◆ Given entries
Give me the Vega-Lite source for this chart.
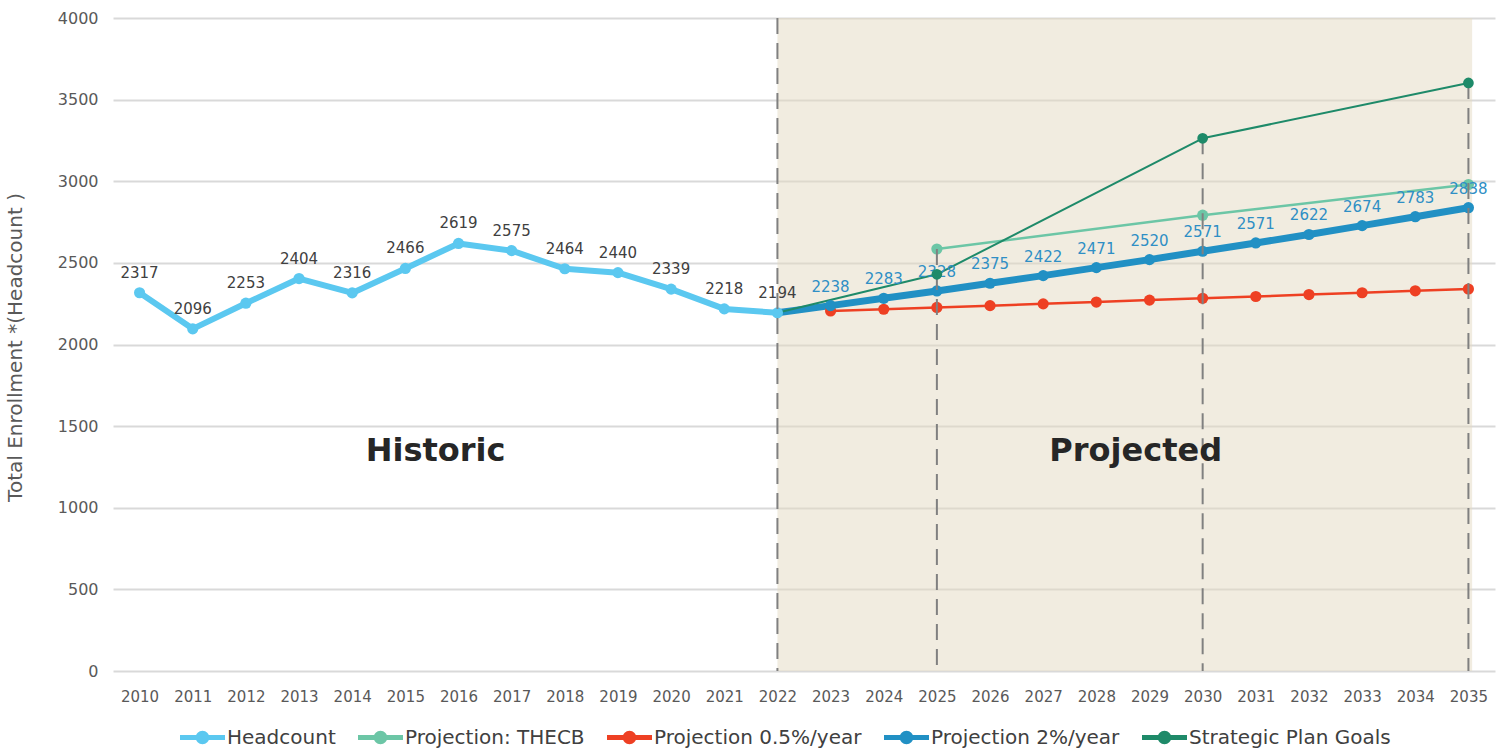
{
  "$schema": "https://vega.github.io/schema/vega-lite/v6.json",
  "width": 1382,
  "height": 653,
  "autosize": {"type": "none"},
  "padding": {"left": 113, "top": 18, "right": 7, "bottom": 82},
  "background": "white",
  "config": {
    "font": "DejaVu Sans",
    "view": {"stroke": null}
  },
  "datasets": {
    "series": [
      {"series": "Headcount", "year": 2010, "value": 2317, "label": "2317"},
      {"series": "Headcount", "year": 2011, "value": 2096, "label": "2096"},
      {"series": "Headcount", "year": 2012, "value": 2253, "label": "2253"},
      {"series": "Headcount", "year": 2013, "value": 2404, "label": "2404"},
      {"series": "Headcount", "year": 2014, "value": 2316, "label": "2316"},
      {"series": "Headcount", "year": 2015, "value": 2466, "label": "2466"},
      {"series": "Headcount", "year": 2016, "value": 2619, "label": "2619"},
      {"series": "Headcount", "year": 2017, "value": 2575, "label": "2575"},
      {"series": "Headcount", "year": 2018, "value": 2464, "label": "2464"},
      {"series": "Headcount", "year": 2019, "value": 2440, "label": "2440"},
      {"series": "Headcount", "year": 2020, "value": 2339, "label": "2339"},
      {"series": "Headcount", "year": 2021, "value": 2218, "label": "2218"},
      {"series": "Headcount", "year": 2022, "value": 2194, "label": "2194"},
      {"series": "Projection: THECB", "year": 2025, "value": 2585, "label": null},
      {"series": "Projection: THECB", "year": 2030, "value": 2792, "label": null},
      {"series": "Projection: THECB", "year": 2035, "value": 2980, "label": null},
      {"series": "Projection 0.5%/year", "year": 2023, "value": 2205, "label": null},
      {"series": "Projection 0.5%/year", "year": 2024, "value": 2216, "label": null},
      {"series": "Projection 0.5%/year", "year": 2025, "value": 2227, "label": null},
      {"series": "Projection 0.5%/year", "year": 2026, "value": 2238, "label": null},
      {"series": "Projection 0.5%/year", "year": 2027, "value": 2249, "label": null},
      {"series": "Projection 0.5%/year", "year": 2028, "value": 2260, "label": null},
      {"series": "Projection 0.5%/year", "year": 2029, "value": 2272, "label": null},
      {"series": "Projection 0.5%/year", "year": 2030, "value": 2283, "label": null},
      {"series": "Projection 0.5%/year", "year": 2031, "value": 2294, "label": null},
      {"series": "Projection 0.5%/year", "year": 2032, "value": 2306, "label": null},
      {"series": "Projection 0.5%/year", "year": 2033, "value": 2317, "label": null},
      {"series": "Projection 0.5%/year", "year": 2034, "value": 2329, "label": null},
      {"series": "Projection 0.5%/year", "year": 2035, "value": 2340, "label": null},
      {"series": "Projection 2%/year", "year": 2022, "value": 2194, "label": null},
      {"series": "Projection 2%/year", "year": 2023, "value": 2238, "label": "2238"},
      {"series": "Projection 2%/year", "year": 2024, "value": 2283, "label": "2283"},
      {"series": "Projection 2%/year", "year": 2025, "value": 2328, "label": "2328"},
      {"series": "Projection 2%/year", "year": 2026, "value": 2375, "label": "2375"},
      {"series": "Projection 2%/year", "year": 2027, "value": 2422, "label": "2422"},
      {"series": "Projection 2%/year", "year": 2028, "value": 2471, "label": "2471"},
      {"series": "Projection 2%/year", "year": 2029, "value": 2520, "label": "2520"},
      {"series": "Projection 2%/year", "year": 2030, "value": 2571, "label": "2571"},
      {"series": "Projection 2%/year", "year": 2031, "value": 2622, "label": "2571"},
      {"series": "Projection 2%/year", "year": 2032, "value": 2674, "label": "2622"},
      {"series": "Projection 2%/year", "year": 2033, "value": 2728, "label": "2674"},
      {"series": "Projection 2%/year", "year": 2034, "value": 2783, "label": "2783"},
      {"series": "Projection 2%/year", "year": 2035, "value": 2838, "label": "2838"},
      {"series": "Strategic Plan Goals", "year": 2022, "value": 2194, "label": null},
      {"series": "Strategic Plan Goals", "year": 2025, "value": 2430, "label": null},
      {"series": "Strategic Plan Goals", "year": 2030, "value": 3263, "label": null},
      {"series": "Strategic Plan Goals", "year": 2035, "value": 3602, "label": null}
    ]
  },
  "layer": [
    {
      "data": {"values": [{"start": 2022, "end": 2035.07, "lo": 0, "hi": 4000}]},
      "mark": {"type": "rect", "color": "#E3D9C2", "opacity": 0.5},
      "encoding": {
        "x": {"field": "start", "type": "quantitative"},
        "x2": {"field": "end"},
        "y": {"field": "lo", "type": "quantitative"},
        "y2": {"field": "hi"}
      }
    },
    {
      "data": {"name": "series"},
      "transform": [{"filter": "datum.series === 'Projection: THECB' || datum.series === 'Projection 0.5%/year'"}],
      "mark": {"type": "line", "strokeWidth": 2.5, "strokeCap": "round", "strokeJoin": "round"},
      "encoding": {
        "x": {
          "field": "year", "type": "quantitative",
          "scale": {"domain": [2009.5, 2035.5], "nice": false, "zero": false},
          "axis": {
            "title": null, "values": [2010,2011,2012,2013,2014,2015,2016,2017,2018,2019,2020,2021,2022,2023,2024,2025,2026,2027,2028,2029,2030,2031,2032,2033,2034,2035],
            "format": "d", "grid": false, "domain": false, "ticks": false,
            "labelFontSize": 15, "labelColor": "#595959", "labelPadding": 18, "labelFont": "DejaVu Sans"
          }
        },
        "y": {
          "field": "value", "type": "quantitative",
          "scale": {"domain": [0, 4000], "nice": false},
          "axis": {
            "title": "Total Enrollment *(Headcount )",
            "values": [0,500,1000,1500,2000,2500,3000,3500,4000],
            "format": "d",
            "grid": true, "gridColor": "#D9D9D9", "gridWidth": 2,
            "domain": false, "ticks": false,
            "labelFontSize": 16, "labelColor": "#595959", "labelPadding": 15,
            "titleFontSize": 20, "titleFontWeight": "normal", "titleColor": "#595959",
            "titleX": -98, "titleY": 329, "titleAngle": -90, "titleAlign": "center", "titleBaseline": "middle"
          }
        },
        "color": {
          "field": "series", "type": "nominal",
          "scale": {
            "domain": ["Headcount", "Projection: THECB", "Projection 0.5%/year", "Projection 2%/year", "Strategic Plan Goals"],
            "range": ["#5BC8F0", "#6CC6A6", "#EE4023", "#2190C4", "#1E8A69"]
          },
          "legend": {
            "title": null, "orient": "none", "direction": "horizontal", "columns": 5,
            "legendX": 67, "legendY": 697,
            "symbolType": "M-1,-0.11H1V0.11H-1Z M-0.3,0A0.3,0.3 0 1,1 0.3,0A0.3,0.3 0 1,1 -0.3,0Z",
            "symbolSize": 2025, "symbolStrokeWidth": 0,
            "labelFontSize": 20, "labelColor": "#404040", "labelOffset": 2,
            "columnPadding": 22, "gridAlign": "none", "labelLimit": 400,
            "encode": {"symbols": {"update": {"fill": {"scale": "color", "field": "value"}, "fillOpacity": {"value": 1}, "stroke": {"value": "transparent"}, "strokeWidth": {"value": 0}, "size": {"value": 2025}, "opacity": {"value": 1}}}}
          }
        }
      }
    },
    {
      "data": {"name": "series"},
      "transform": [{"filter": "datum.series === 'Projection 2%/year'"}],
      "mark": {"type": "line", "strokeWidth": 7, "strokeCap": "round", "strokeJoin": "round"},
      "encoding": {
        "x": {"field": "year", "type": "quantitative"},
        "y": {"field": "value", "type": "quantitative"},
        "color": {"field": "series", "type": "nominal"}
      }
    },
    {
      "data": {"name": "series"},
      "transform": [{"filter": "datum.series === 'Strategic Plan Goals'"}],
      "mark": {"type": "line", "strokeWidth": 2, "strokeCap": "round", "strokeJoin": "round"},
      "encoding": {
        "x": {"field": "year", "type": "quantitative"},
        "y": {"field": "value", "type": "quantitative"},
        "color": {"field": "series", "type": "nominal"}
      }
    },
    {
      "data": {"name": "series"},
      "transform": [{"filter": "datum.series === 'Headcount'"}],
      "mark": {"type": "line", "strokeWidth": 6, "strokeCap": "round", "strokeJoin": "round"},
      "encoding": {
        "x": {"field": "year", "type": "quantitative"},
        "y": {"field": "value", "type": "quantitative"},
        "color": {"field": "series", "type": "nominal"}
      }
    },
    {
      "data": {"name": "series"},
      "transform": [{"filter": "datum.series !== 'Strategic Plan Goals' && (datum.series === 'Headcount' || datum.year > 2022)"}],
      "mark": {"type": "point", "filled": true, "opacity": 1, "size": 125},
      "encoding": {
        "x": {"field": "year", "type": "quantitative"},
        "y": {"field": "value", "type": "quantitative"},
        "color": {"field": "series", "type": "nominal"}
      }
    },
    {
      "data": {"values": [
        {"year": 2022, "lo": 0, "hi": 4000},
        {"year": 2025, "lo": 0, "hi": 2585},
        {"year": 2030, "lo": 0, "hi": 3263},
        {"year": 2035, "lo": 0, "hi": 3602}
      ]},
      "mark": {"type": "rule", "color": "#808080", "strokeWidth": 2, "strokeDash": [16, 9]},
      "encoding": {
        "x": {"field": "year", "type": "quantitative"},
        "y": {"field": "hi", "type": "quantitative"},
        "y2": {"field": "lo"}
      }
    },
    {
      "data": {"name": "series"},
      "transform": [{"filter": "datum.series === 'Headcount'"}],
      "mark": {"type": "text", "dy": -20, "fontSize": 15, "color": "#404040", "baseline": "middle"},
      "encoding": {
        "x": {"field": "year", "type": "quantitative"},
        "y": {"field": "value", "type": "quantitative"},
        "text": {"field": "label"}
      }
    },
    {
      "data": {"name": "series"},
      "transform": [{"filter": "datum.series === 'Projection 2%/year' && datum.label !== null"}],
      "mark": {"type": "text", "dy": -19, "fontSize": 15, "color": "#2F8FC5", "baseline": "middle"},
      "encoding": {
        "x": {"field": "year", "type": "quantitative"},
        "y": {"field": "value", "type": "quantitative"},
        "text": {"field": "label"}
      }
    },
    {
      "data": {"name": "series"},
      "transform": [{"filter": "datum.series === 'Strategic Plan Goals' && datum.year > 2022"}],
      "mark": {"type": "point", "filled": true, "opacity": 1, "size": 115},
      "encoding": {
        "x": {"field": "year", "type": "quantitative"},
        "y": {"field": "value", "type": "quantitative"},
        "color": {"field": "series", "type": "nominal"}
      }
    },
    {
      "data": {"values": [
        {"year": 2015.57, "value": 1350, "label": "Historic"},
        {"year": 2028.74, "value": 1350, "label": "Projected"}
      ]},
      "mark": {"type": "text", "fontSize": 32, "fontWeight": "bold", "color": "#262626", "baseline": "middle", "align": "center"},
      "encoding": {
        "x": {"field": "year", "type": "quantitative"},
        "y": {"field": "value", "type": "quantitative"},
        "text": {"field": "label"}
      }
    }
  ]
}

==

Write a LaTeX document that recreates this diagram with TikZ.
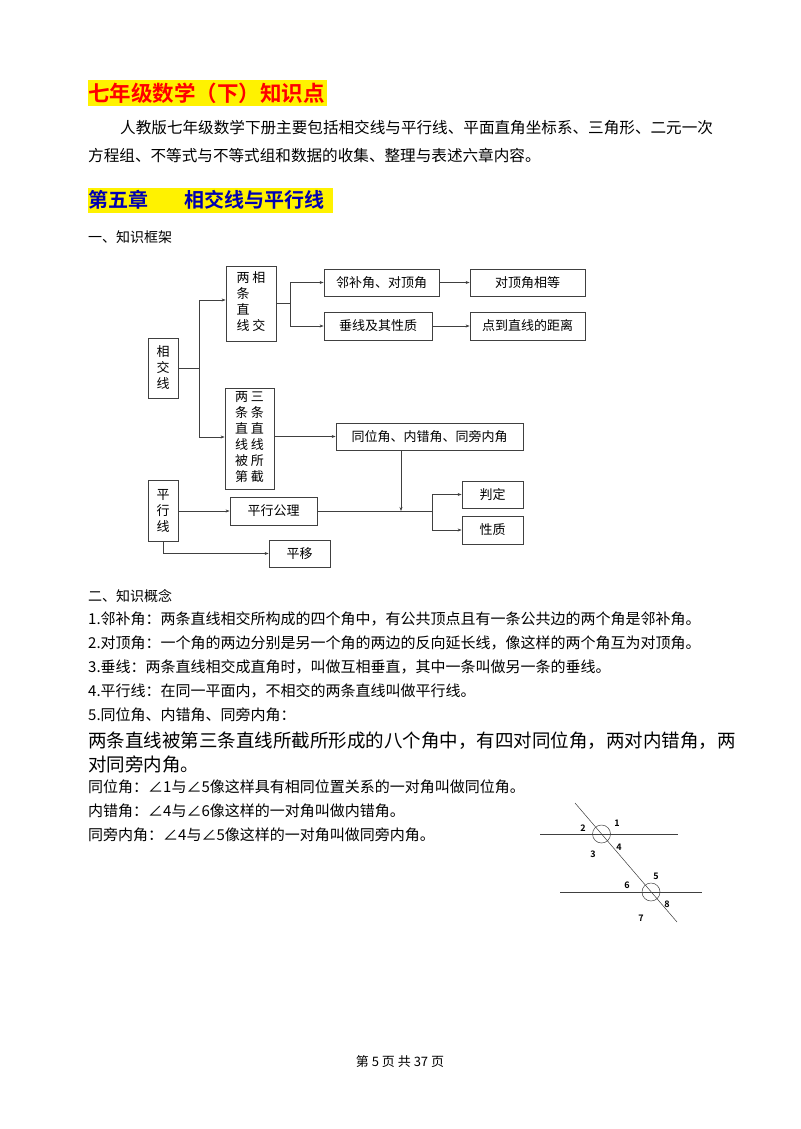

◆ Set task
Return each line where "this" shows up.

◆ Expected answer
Give me the Vega-Lite source for this chart.
Write a LaTeX document that recreates this diagram with TikZ.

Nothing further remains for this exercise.